(Rows from a dataset of charts and code)
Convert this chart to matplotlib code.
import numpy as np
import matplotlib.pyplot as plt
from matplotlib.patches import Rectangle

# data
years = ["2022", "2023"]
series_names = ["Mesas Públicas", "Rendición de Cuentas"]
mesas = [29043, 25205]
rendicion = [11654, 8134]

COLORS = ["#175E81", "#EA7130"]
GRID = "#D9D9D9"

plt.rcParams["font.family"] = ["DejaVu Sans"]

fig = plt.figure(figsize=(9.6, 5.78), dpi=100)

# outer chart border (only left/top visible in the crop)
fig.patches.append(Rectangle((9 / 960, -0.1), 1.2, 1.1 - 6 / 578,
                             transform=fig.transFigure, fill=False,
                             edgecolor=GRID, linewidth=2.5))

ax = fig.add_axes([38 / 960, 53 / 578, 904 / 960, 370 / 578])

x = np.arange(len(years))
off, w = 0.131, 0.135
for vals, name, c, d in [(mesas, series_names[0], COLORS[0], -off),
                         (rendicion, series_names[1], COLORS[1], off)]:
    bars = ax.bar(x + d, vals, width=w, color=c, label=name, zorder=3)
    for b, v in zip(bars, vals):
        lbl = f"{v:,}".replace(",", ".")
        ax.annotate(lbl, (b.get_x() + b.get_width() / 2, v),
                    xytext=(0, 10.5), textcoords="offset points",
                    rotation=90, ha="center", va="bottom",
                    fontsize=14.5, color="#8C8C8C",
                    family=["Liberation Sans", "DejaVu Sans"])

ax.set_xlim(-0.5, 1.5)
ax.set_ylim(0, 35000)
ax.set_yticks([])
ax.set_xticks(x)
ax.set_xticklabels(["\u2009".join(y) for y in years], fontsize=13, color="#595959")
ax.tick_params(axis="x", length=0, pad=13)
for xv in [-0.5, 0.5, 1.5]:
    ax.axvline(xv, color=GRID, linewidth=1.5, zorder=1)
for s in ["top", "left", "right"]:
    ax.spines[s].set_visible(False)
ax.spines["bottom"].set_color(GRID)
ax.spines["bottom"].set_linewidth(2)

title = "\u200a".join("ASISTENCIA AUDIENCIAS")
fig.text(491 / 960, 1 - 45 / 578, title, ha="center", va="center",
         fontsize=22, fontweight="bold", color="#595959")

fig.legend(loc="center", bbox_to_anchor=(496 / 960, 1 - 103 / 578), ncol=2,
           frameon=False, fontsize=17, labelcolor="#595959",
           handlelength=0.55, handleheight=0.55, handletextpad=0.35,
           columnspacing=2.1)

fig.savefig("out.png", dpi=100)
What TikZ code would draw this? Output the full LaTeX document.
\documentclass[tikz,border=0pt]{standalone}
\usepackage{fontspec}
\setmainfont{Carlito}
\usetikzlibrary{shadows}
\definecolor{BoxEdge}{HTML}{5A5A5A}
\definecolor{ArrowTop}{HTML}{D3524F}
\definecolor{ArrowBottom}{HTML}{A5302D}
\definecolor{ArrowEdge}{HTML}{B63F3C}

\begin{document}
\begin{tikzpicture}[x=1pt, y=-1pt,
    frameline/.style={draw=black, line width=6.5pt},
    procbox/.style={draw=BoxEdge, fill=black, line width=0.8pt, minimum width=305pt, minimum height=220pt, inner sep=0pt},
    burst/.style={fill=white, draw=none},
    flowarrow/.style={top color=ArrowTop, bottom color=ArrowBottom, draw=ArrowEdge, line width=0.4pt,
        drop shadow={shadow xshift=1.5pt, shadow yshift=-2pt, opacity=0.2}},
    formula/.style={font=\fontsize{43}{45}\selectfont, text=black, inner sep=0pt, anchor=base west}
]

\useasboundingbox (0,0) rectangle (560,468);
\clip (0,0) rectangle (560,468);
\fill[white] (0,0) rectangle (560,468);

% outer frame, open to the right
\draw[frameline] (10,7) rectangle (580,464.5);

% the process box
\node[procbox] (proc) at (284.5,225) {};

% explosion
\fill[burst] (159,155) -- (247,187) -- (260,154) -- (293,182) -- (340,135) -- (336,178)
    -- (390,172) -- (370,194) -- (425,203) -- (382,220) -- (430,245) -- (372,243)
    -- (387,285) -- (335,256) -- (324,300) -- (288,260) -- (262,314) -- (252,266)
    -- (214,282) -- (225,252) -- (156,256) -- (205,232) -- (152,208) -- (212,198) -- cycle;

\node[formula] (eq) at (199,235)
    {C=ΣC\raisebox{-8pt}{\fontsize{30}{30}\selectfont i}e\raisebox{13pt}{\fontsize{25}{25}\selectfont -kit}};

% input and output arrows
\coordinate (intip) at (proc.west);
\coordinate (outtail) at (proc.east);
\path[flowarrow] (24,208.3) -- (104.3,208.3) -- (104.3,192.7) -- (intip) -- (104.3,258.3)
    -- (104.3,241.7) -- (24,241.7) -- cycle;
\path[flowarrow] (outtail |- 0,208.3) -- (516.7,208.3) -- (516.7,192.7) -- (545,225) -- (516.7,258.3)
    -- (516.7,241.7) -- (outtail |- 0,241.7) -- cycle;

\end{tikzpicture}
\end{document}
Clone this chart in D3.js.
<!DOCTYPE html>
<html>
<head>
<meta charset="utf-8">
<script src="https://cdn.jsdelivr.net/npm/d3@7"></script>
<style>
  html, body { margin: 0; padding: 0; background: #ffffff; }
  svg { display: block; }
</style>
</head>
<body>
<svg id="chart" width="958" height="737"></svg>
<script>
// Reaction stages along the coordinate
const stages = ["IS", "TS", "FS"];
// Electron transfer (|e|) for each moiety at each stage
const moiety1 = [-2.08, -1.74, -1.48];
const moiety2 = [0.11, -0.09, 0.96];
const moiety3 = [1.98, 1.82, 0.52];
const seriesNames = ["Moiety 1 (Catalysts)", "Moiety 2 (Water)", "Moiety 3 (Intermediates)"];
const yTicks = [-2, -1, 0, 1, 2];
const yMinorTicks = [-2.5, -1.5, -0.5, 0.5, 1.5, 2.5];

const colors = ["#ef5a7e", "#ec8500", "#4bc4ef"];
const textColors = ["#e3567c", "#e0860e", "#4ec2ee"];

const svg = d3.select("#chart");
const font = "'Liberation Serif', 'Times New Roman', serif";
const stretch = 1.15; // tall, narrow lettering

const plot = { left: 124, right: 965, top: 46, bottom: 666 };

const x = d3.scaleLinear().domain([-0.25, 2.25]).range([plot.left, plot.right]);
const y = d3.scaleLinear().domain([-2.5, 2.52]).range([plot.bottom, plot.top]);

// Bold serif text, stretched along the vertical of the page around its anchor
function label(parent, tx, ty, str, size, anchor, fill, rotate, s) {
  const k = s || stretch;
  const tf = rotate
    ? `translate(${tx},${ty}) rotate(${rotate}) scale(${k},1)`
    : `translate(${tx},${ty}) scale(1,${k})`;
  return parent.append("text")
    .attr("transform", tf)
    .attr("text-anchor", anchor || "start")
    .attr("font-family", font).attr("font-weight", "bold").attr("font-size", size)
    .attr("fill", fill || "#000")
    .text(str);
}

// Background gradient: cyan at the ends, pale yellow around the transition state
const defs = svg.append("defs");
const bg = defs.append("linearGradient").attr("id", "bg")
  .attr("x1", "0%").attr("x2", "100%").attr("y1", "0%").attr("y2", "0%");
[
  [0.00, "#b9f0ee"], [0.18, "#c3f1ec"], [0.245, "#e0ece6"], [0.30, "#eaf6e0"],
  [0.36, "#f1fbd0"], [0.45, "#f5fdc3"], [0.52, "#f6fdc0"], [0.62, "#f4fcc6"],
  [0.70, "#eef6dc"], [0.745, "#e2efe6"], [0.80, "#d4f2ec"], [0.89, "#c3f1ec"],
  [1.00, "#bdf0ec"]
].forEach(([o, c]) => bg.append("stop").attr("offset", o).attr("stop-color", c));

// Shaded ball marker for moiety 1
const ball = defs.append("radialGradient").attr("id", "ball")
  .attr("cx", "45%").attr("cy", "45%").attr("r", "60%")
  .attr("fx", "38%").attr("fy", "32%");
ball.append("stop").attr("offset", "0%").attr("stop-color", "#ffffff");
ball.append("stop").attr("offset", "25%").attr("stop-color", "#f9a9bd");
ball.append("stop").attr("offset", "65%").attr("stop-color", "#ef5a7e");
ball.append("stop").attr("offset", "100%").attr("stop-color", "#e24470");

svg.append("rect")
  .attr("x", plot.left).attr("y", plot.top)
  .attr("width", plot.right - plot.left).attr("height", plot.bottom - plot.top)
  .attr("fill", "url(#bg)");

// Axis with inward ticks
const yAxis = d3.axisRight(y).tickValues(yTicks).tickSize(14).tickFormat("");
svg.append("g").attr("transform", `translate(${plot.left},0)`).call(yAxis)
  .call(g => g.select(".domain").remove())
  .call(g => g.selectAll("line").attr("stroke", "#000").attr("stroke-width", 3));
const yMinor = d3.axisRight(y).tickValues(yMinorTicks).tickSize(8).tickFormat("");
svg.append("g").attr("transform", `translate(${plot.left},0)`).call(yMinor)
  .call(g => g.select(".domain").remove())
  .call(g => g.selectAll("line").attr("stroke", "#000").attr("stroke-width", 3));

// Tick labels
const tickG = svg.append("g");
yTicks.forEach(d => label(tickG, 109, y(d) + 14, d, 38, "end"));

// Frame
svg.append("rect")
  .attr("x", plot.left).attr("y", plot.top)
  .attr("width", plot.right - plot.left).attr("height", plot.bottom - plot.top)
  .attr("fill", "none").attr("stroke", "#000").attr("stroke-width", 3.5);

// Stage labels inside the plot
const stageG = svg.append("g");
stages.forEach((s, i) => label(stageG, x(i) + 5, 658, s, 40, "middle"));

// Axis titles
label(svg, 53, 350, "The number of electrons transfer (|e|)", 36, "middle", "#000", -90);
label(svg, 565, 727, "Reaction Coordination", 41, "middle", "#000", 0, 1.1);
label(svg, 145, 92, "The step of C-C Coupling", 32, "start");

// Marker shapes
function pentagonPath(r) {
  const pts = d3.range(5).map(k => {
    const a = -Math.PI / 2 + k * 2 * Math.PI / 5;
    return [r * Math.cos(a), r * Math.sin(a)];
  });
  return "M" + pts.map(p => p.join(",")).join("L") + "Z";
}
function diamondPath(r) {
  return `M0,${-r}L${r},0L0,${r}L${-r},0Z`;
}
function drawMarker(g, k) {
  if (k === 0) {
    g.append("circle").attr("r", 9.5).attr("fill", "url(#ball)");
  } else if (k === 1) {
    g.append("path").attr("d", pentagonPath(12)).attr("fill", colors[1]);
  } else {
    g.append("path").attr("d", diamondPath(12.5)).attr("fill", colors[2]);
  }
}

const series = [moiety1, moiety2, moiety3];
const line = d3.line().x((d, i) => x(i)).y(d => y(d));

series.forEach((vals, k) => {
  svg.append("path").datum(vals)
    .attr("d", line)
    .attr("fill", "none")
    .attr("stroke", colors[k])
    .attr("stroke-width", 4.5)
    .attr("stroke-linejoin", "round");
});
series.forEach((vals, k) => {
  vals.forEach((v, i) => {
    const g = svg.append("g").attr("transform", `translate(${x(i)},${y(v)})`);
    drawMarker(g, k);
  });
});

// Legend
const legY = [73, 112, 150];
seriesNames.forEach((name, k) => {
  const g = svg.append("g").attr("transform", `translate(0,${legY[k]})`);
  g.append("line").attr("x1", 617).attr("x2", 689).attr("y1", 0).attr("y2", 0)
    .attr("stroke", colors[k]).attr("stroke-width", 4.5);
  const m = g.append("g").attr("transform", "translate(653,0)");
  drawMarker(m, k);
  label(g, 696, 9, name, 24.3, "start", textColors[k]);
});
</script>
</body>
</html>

● Goal: Please print exactly what appears from the first line of the data through the line with "ax = fig.add_axes([38", including both of those lines and nothing past them.

● Complete response:
Convert this chart to matplotlib code.
import numpy as np
import matplotlib.pyplot as plt
from matplotlib.patches import Rectangle

# data
years = ["2022", "2023"]
series_names = ["Mesas Públicas", "Rendición de Cuentas"]
mesas = [29043, 25205]
rendicion = [11654, 8134]

COLORS = ["#175E81", "#EA7130"]
GRID = "#D9D9D9"

plt.rcParams["font.family"] = ["DejaVu Sans"]

fig = plt.figure(figsize=(9.6, 5.78), dpi=100)

# outer chart border (only left/top visible in the crop)
fig.patches.append(Rectangle((9 / 960, -0.1), 1.2, 1.1 - 6 / 578,
                             transform=fig.transFigure, fill=False,
                             edgecolor=GRID, linewidth=2.5))

ax = fig.add_axes([38 / 960, 53 / 578, 904 / 960, 370 / 578])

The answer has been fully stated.